## [AIM OF THE EXERCISE]
Your task is to transcribe all of the data below exactly, omitting the images.
■ ■ ■
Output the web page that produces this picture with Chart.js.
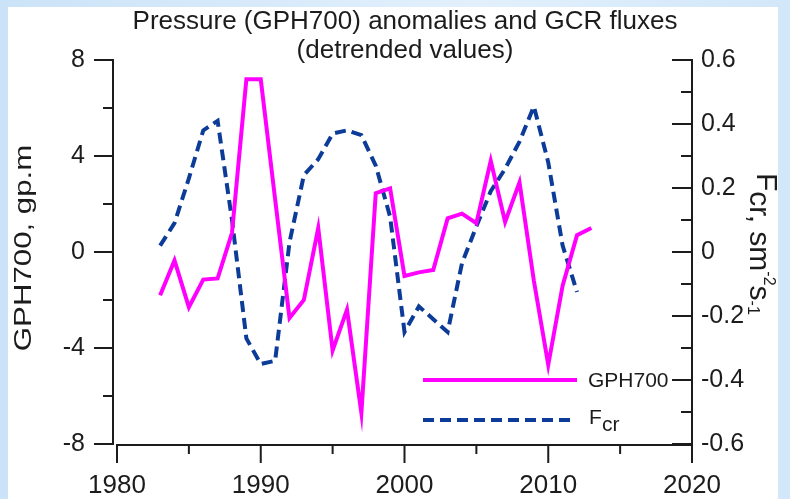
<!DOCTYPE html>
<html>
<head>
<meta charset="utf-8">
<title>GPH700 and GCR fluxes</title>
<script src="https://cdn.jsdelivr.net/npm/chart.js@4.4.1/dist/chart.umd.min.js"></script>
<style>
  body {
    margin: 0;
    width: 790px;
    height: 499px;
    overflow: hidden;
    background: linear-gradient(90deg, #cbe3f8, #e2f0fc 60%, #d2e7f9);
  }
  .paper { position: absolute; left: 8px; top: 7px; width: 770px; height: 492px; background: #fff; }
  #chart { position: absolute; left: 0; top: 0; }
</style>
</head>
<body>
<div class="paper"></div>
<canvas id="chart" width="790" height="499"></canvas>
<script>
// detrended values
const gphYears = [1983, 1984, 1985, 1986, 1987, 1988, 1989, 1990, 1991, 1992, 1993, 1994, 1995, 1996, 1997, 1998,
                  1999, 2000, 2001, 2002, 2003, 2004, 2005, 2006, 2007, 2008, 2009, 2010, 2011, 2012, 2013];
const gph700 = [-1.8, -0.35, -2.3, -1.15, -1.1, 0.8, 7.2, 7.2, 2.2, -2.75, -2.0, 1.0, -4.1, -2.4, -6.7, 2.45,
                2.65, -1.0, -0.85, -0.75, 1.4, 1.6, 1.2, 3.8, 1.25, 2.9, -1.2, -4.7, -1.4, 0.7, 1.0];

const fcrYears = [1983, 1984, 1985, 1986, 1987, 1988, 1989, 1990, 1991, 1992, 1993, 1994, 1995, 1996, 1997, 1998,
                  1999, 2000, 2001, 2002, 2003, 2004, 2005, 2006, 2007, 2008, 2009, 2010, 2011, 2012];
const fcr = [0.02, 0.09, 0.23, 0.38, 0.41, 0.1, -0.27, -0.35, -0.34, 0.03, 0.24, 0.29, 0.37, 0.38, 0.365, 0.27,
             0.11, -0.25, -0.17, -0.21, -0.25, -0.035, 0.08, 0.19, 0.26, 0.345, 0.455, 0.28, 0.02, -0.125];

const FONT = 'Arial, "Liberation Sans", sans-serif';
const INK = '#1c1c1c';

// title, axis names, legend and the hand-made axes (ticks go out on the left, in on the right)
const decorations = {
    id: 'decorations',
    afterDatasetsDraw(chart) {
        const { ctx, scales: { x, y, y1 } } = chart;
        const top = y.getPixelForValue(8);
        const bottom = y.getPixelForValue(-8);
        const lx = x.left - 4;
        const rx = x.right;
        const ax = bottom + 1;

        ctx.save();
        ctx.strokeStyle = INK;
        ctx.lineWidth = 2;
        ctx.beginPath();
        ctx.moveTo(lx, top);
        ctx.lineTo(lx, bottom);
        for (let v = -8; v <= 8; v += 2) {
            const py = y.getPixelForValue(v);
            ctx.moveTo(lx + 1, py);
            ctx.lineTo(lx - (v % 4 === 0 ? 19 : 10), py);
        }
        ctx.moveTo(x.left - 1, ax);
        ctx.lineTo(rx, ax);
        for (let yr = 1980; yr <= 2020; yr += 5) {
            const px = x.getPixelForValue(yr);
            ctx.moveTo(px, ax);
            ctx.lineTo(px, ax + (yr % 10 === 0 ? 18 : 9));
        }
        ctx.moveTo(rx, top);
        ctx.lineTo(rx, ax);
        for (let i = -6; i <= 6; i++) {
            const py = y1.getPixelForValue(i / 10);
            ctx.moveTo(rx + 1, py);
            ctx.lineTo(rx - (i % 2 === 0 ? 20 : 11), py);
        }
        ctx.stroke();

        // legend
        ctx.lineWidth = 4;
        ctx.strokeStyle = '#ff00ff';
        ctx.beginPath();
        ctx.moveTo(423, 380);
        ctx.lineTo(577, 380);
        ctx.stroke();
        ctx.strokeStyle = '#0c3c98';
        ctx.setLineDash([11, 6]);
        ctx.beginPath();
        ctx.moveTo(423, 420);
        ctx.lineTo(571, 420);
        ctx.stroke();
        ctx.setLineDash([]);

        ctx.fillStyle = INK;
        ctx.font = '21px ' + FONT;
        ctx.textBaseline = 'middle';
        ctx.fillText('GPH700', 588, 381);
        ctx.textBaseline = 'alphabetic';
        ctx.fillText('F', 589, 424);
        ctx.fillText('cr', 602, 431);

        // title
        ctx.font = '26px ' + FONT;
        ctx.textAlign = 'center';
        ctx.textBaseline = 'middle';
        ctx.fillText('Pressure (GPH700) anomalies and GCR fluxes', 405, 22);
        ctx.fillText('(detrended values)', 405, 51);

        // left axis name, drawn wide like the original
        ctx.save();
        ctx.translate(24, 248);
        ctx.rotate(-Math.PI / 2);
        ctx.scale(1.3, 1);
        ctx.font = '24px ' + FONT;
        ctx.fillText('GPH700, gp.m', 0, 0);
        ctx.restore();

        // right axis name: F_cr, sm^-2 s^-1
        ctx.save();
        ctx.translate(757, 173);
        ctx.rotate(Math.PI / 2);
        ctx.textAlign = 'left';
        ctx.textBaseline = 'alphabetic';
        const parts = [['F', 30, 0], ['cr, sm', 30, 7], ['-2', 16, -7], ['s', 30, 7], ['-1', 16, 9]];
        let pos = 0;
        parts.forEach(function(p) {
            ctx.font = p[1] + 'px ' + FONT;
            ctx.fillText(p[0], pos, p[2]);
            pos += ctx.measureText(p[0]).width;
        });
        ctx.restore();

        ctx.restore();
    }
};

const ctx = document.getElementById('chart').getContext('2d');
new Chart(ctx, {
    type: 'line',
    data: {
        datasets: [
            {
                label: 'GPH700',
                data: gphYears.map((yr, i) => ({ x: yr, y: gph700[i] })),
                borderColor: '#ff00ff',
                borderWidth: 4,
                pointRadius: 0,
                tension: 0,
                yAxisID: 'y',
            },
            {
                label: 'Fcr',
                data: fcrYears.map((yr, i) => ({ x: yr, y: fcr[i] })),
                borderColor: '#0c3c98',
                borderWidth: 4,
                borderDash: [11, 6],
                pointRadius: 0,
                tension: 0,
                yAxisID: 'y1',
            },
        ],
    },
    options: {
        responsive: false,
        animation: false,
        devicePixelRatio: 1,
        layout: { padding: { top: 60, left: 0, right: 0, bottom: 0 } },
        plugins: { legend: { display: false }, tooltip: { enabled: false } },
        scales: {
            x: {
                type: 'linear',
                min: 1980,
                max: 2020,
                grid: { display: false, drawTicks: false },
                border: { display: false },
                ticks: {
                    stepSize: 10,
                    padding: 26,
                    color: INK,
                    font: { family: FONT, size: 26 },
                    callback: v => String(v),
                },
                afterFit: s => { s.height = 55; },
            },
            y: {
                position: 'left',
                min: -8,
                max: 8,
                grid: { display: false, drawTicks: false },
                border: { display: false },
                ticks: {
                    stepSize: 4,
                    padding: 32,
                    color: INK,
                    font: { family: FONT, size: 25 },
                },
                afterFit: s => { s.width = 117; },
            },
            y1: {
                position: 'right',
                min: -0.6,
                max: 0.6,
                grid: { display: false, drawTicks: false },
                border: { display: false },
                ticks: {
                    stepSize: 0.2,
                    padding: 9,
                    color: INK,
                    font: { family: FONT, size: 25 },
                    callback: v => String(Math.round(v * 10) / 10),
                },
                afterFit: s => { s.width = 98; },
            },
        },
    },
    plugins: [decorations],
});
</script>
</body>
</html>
■ ■ ■
## [PROBLEM SOLUTION]
Output the web page that produces this picture with Chart.js.
<!DOCTYPE html>
<html>
<head>
<meta charset="utf-8">
<title>GPH700 and GCR fluxes</title>
<script src="https://cdn.jsdelivr.net/npm/chart.js@4.4.1/dist/chart.umd.min.js"></script>
<style>
  body {
    margin: 0;
    width: 790px;
    height: 499px;
    overflow: hidden;
    background: linear-gradient(90deg, #cbe3f8, #e2f0fc 60%, #d2e7f9);
  }
  .paper { position: absolute; left: 8px; top: 7px; width: 770px; height: 492px; background: #fff; }
  #chart { position: absolute; left: 0; top: 0; }
</style>
</head>
<body>
<div class="paper"></div>
<canvas id="chart" width="790" height="499"></canvas>
<script>
// detrended values
const gphYears = [1983, 1984, 1985, 1986, 1987, 1988, 1989, 1990, 1991, 1992, 1993, 1994, 1995, 1996, 1997, 1998,
                  1999, 2000, 2001, 2002, 2003, 2004, 2005, 2006, 2007, 2008, 2009, 2010, 2011, 2012, 2013];
const gph700 = [-1.8, -0.35, -2.3, -1.15, -1.1, 0.8, 7.2, 7.2, 2.2, -2.75, -2.0, 1.0, -4.1, -2.4, -6.7, 2.45,
                2.65, -1.0, -0.85, -0.75, 1.4, 1.6, 1.2, 3.8, 1.25, 2.9, -1.2, -4.7, -1.4, 0.7, 1.0];

const fcrYears = [1983, 1984, 1985, 1986, 1987, 1988, 1989, 1990, 1991, 1992, 1993, 1994, 1995, 1996, 1997, 1998,
                  1999, 2000, 2001, 2002, 2003, 2004, 2005, 2006, 2007, 2008, 2009, 2010, 2011, 2012];
const fcr = [0.02, 0.09, 0.23, 0.38, 0.41, 0.1, -0.27, -0.35, -0.34, 0.03, 0.24, 0.29, 0.37, 0.38, 0.365, 0.27,
             0.11, -0.25, -0.17, -0.21, -0.25, -0.035, 0.08, 0.19, 0.26, 0.345, 0.455, 0.28, 0.02, -0.125];

const FONT = 'Arial, "Liberation Sans", sans-serif';
const INK = '#1c1c1c';

// title, axis names, legend and the hand-made axes (ticks go out on the left, in on the right)
const decorations = {
    id: 'decorations',
    afterDatasetsDraw(chart) {
        const { ctx, scales: { x, y, y1 } } = chart;
        const top = y.getPixelForValue(8);
        const bottom = y.getPixelForValue(-8);
        const lx = x.left - 4;
        const rx = x.right;
        const ax = bottom + 1;

        ctx.save();
        ctx.strokeStyle = INK;
        ctx.lineWidth = 2;
        ctx.beginPath();
        ctx.moveTo(lx, top);
        ctx.lineTo(lx, bottom);
        for (let v = -8; v <= 8; v += 2) {
            const py = y.getPixelForValue(v);
            ctx.moveTo(lx + 1, py);
            ctx.lineTo(lx - (v % 4 === 0 ? 19 : 10), py);
        }
        ctx.moveTo(x.left - 1, ax);
        ctx.lineTo(rx, ax);
        for (let yr = 1980; yr <= 2020; yr += 5) {
            const px = x.getPixelForValue(yr);
            ctx.moveTo(px, ax);
            ctx.lineTo(px, ax + (yr % 10 === 0 ? 18 : 9));
        }
        ctx.moveTo(rx, top);
        ctx.lineTo(rx, ax);
        for (let i = -6; i <= 6; i++) {
            const py = y1.getPixelForValue(i / 10);
            ctx.moveTo(rx + 1, py);
            ctx.lineTo(rx - (i % 2 === 0 ? 20 : 11), py);
        }
        ctx.stroke();

        // legend
        ctx.lineWidth = 4;
        ctx.strokeStyle = '#ff00ff';
        ctx.beginPath();
        ctx.moveTo(423, 380);
        ctx.lineTo(577, 380);
        ctx.stroke();
        ctx.strokeStyle = '#0c3c98';
        ctx.setLineDash([11, 6]);
        ctx.beginPath();
        ctx.moveTo(423, 420);
        ctx.lineTo(571, 420);
        ctx.stroke();
        ctx.setLineDash([]);

        ctx.fillStyle = INK;
        ctx.font = '21px ' + FONT;
        ctx.textBaseline = 'middle';
        ctx.fillText('GPH700', 588, 381);
        ctx.textBaseline = 'alphabetic';
        ctx.fillText('F', 589, 424);
        ctx.fillText('cr', 602, 431);

        // title
        ctx.font = '26px ' + FONT;
        ctx.textAlign = 'center';
        ctx.textBaseline = 'middle';
        ctx.fillText('Pressure (GPH700) anomalies and GCR fluxes', 405, 22);
        ctx.fillText('(detrended values)', 405, 51);

        // left axis name, drawn wide like the original
        ctx.save();
        ctx.translate(24, 248);
        ctx.rotate(-Math.PI / 2);
        ctx.scale(1.3, 1);
        ctx.font = '24px ' + FONT;
        ctx.fillText('GPH700, gp.m', 0, 0);
        ctx.restore();

        // right axis name: F_cr, sm^-2 s^-1
        ctx.save();
        ctx.translate(757, 173);
        ctx.rotate(Math.PI / 2);
        ctx.textAlign = 'left';
        ctx.textBaseline = 'alphabetic';
        const parts = [['F', 30, 0], ['cr, sm', 30, 7], ['-2', 16, -7], ['s', 30, 7], ['-1', 16, 9]];
        let pos = 0;
        parts.forEach(function(p) {
            ctx.font = p[1] + 'px ' + FONT;
            ctx.fillText(p[0], pos, p[2]);
            pos += ctx.measureText(p[0]).width;
        });
        ctx.restore();

        ctx.restore();
    }
};

const ctx = document.getElementById('chart').getContext('2d');
new Chart(ctx, {
    type: 'line',
    data: {
        datasets: [
            {
                label: 'GPH700',
                data: gphYears.map((yr, i) => ({ x: yr, y: gph700[i] })),
                borderColor: '#ff00ff',
                borderWidth: 4,
                pointRadius: 0,
                tension: 0,
                yAxisID: 'y',
            },
            {
                label: 'Fcr',
                data: fcrYears.map((yr, i) => ({ x: yr, y: fcr[i] })),
                borderColor: '#0c3c98',
                borderWidth: 4,
                borderDash: [11, 6],
                pointRadius: 0,
                tension: 0,
                yAxisID: 'y1',
            },
        ],
    },
    options: {
        responsive: false,
        animation: false,
        devicePixelRatio: 1,
        layout: { padding: { top: 60, left: 0, right: 0, bottom: 0 } },
        plugins: { legend: { display: false }, tooltip: { enabled: false } },
        scales: {
            x: {
                type: 'linear',
                min: 1980,
                max: 2020,
                grid: { display: false, drawTicks: false },
                border: { display: false },
                ticks: {
                    stepSize: 10,
                    padding: 26,
                    color: INK,
                    font: { family: FONT, size: 26 },
                    callback: v => String(v),
                },
                afterFit: s => { s.height = 55; },
            },
            y: {
                position: 'left',
                min: -8,
                max: 8,
                grid: { display: false, drawTicks: false },
                border: { display: false },
                ticks: {
                    stepSize: 4,
                    padding: 32,
                    color: INK,
                    font: { family: FONT, size: 25 },
                },
                afterFit: s => { s.width = 117; },
            },
            y1: {
                position: 'right',
                min: -0.6,
                max: 0.6,
                grid: { display: false, drawTicks: false },
                border: { display: false },
                ticks: {
                    stepSize: 0.2,
                    padding: 9,
                    color: INK,
                    font: { family: FONT, size: 25 },
                    callback: v => String(Math.round(v * 10) / 10),
                },
                afterFit: s => { s.width = 98; },
            },
        },
    },
    plugins: [decorations],
});
</script>
</body>
</html>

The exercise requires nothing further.